The above image of a Roe doe in a crop of barley was taken with Terry. Called ‘Fields of Gold’ both Terry and I were proud that it won a highly commended in the Habitat category of the British Wildlife Photography Awards a couple of years ago. Those close to Terry will appreciate the way in which the title of the image now resonates.
Terry was more than just a mentor and business partner though, he was a dear friend. He was very caring and I will never forget the times he called me when I have been going through difficult times myself. His support during these periods made all the difference and helped get me through a stronger person. Terry was like that, just inspirational.
I count myself fortunate enough to be able to spend time with Terry before his passing and got the opportunity to tell him how much he meant to me. I also made Terry a promise that I would finish the Roe deer project and that the resulting book would be for him. It will take me a few more years to ensure it is a fitting tribute but I intend to keep that promise
Terry was a true gentleman, a loyal friend, a superbly knowledgable naturalist and a passionate conservationist. I am going to miss him greatly. My thoughts are very much with Terry’s family at this difficult time. I would like to take the opportunity to thank them for welcoming me so warmly into it. I very much feel like a member of the Copperthwaite clan.

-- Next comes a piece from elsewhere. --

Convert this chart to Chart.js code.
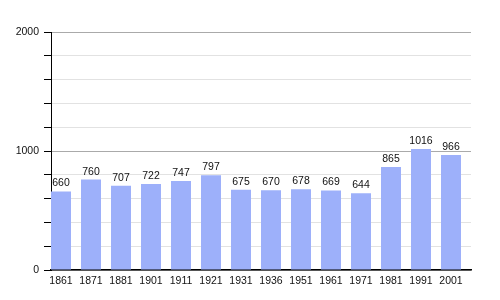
<!DOCTYPE html>
<html>
<head>
<meta charset="UTF-8">
<title>Population</title>
<script src="https://cdn.jsdelivr.net/npm/chart.js"></script>
<style>
  body { margin: 0; background: #fff; }
  #wrap { width: 500px; height: 300px; }
</style>
</head>
<body>
<div id="wrap"><canvas id="popChart" width="500" height="300"></canvas></div>
<script>
// recensements
const years = ['1861', '1871', '1881', '1901', '1911', '1921', '1931', '1936', '1951', '1961', '1971', '1981', '1991', '2001'];
const population = [660, 760, 707, 722, 747, 797, 675, 670, 678, 669, 644, 865, 1016, 966];
const yLabels = [0, 1000, 2000];

// bars sit on the left of each slot, so use a linear x axis with one unit per year
const points = population.map((v, i) => ({ x: i + 1 / 3, y: v }));

// value written above each bar
const valueLabels = {
  id: 'valueLabels',
  afterDatasetsDraw(chart) {
    const ctx = chart.ctx;
    const meta = chart.getDatasetMeta(0);
    ctx.save();
    ctx.font = '10.5px "Liberation Sans", Arial, sans-serif';
    ctx.fillStyle = '#111';
    ctx.textAlign = 'center';
    ctx.textBaseline = 'alphabetic';
    meta.data.forEach((bar, i) => {
      ctx.fillText(population[i], bar.x, bar.y - 5);
    });
    ctx.restore();
  }
};

new Chart(document.getElementById('popChart'), {
  type: 'bar',
  data: {
    datasets: [{
      data: points,
      backgroundColor: '#9db0fa',
      borderWidth: 0,
      categoryPercentage: 1,
      barPercentage: 2 / 3
    }]
  },
  options: {
    responsive: false,
    animation: false,
    layout: { padding: { top: 32, right: 29, left: 0, bottom: 0 } },
    plugins: { legend: { display: false }, tooltip: { enabled: false } },
    scales: {
      x: {
        type: 'linear',
        min: 0,
        max: years.length,
        offset: false,
        grid: { display: false, drawTicks: false, offset: false },
        border: { color: '#000', width: 1.5 },
        afterBuildTicks: scale => {
          scale.ticks = years.map((y, i) => ({ value: i + 1 / 3 }));
        },
        afterFit: scale => { scale.height = 30; },
        ticks: {
          autoSkip: false,
          maxRotation: 0,
          padding: 5,
          color: '#111',
          font: { family: '"Liberation Sans", Arial, sans-serif', size: 10.5 },
          callback: (value, index) => years[index]
        }
      },
      y: {
        min: 0,
        max: 2000,
        afterFit: scale => { scale.width = 51; },
        grid: {
          color: ctx => (ctx.tick && ctx.tick.value % 1000 === 0) ? '#aaaaaa' : '#e2e2e2',
          tickColor: '#000',
          tickLength: 7
        },
        border: { color: '#000', width: 1 },
        ticks: {
          stepSize: 200,
          padding: 5,
          color: '#111',
          font: { family: '"Liberation Sans", Arial, sans-serif', size: 10.5 },
          callback: v => yLabels.includes(v) ? v : ''
        }
      }
    }
  },
  plugins: [valueLabels]
});
</script>
</body>
</html>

In the weeks since Terry’s passing I have spent a lot of time out in the wild with the Roe, determined to continue with the project. This has been a great comfort in dealing with my own personal grief. I have felt Terry with me, his voice and presence, as I have put into practice the fieldcraft and knowledge he generously passed on to me. I hope it shows in my work which will feature in my next blog, Heatherlands. In the meantime, I wanted to finish with the images below. Going back through my files these are the last two photographs I took with Terry on a workshop with a couple of clients during the Roe rut in 2016. I hope this blog is a fitting tribute to a very special person and role model.
Terry Copperthwaite, master buck you’ll always be with me in my heart and thoughts – thank you for teaching me. My turn now to pass it on to the next generation.